ISO/IEC TR 29181-3:2013 Switching and routing

Courtesy: ISO/IEC TR 29181-3:2013 Switching and routing

In some networks, routing is complicated by the fact that no single entity is responsible for selecting paths; instead, multiple entities are involved in selecting paths or even parts of a single path. Complications or inefficiency can result if these entities choose paths to optimize their own objectives, which may conflict with the objectives of other participants.

A classic example involves traffic in a road system, in which each driver picks a path that minimizes their travel time. With such routing, the equilibrium routes can be longer than optimal for all drivers. In particular, Braess’s paradox shows that adding a new road can lengthen travel times for all drivers.

In a single-agent model used, for example, for routing automated guided vehicles (AGVs) on a terminal, reservations are made for each vehicle to prevent simultaneous use of the same part of an infrastructure. This approach is also referred to as context-aware routing.

The Internet is partitioned into autonomous systems (ASs) such as internet service providers (ISPs), each of which controls routes involving its network. Routing occurs at multiple levels. First, AS-level paths are selected via the BGP protocol that produces a sequence of ASs through which packets flow. Each AS may have multiple paths, offered by neighboring ASs, from which to choose. These routing decisions often correlate with business relationships with these neighboring ASs, which may be unrelated to path quality or latency. Second, once an AS-level path has been selected, there are often multiple corresponding router-level paths to choose from. This is due, in part, because two ISPs may be connected through multiple connections. In choosing the single router-level path, it is common practice for each ISP to employ hot-potato routing: sending traffic along the path that minimizes the distance through the ISP’s own network—even if that path lengthens the total distance to the destination.

For example, consider two ISPs, A and B. Each has a presence in New York, connected by a fast link with latency 5 ms—and each has a presence in London connected by a 5 ms link. Suppose both ISPs have trans-Atlantic links that connect their two networks, but A‘s link has latency 100 ms and B‘s has latency 120 ms. When routing a message from a source in A‘s London network to a destination in B‘s New York network, A may choose to immediately send the message to B in London. This saves A the work of sending it along an expensive trans-Atlantic link, but causes the message to experience latency 125 ms when the other route would have been 20 ms faster.

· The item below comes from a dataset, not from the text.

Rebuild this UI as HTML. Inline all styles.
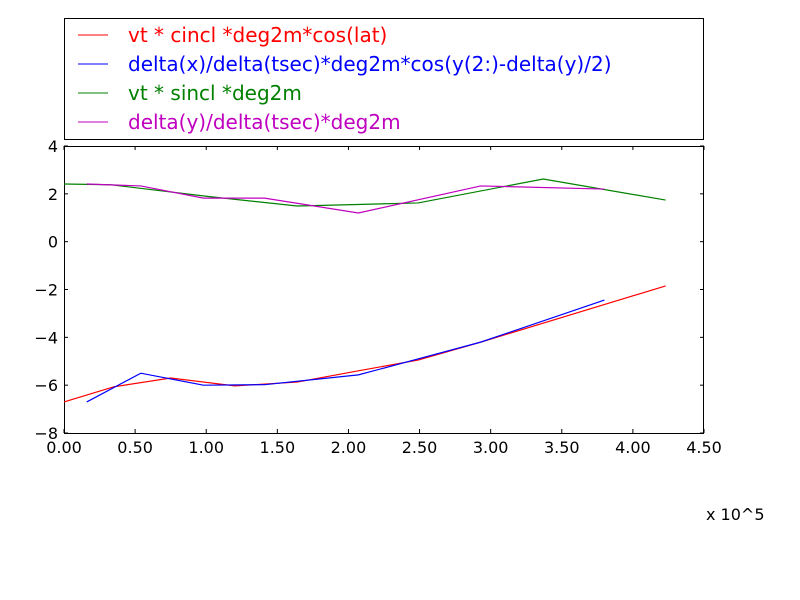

A 2003 measurement study of Internet routes found that, between pairs of neighboring ISPs, more than 30% of paths have inflated latency due to hot-potato routing, with 5% of paths being delayed by at least 12 ms. Inflation due to AS-level path selection, while substantial, was attributed primarily to BGP’s lack of a mechanism to directly optimize for latency, rather than to selfish routing policies. It was also suggested that, were an appropriate mechanism in place, ISPs would be willing to cooperate to reduce latency rather than use hot-potato routing. Such a mechanism was later published by the same authors, first for the case of two ISPs and then for the global case

As the Internet and IP networks have become mission critical business tools, there has been increased interest in techniques and methods to monitor the routing posture of networks. Incorrect routing or routing issues cause undesirable performance degradation, flapping or downtime. Monitoring routing in a network is achieved using route analytics tools and techniques.

Centralized routing

In networks where a logically centralized control is available over the forwarding state, for example, using software-defined networking, routing techniques can be used that aim to optimize global and network-wide performance metrics. This has been used by large internet companies that operate many data centers in different geographical locations attached using private optical links, examples of which include Microsoft’s Global WAN, Facebook’s Express Backbone, and Google’s B4.

Global performance metrics to optimize include maximizing network utilization, minimizing traffic flow completion times, maximizing the traffic delivered prior to specific deadlines and reducing the completion times of flows. Work on the later over private WAN discusses modeling routing as a graph optimization problem by pushing all the queuing to the end-points. The authors also propose a heuristic to solve the problem efficiently while sacrificing negligible performance.